Jules Lefèvre-Deumier (14 June 1797 – 11 December 1857) was a French writer and poet.

He was deeply influenced by romanticism; His models were André Chénier and Lord Byron. Learning in March 1823 of Byron’s involvement in the Greek War of Independence, he tried to join him but was delayed in Italy after a shipwreck. He was still in Venice when he learned that his hero had died and Ipsara Island had been captured by the Turks. In 1831, he went to Warsaw to help the Polish insurgents and was appointed aide-de-camp to General Henryk Dembiński.

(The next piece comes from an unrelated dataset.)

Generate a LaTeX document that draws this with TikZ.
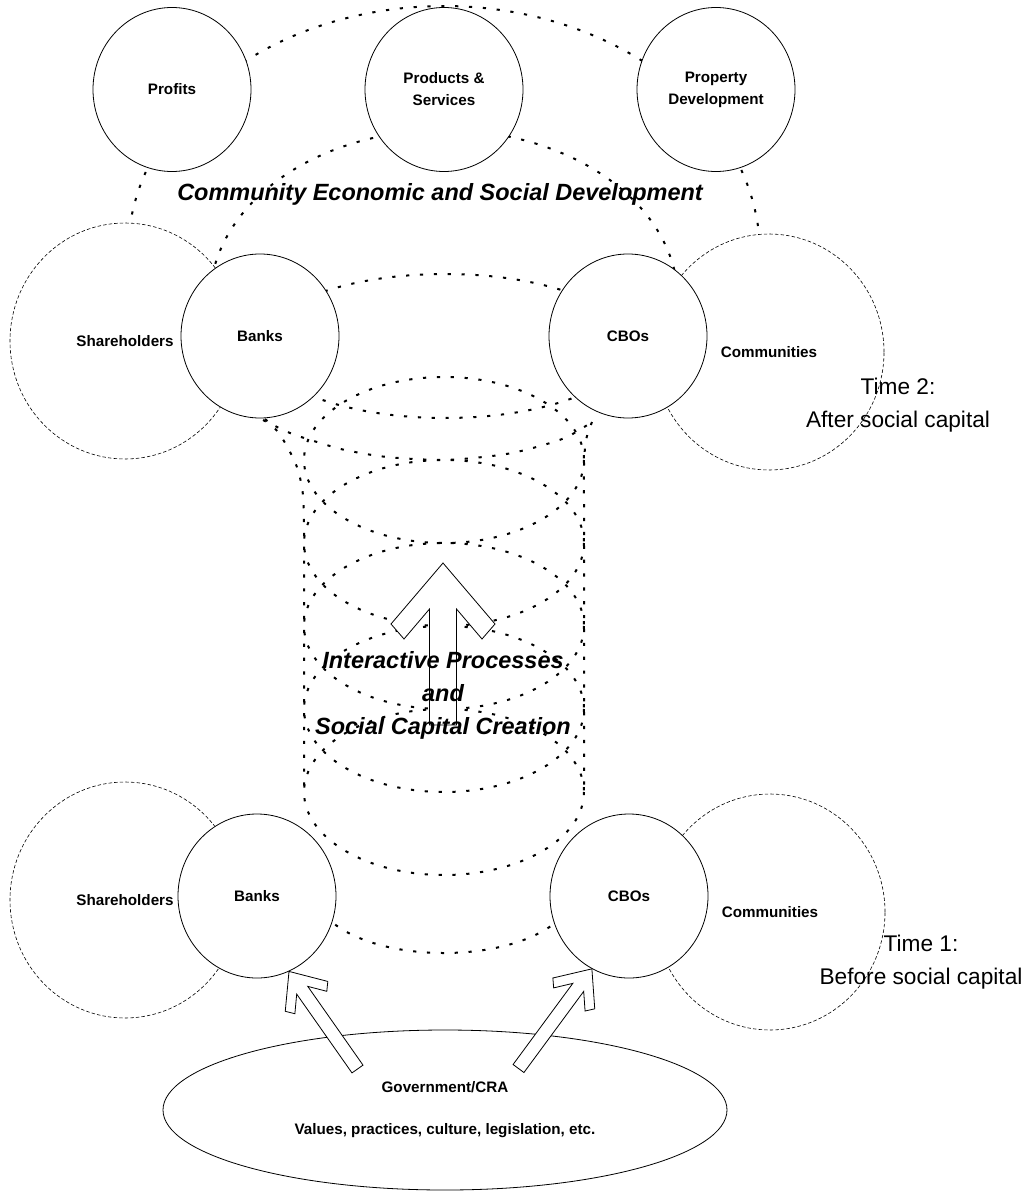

He was wounded and taken prisoner by the Austrians.

His father, a civil servant for the Ministry of Finance, was a fierce opponent of Romanticism; which he ridiculed through poems and parodies. This made Lefèvre's relationship with his father all the more difficult. The title of one of his early poems, Le Parricide (1819), bears testimony to their tense relationship. From a very young age he was greatly admired by the new generation, including Alexandre Soumet and Victor Hugo, who may have drawn inspiration from Lefèvre's poem Méditation d’un proscrit sur la peine de mort (Meditation of an outcast on death penalty) for his own Dernier Jour d’un condamné (Last Day of a man sentenced to death).

He was strongly opposed to the death penalty and his poem, Méditation d’un proscrit sur la peine de mort, is one of the first French poetic texts to advocate its abolition.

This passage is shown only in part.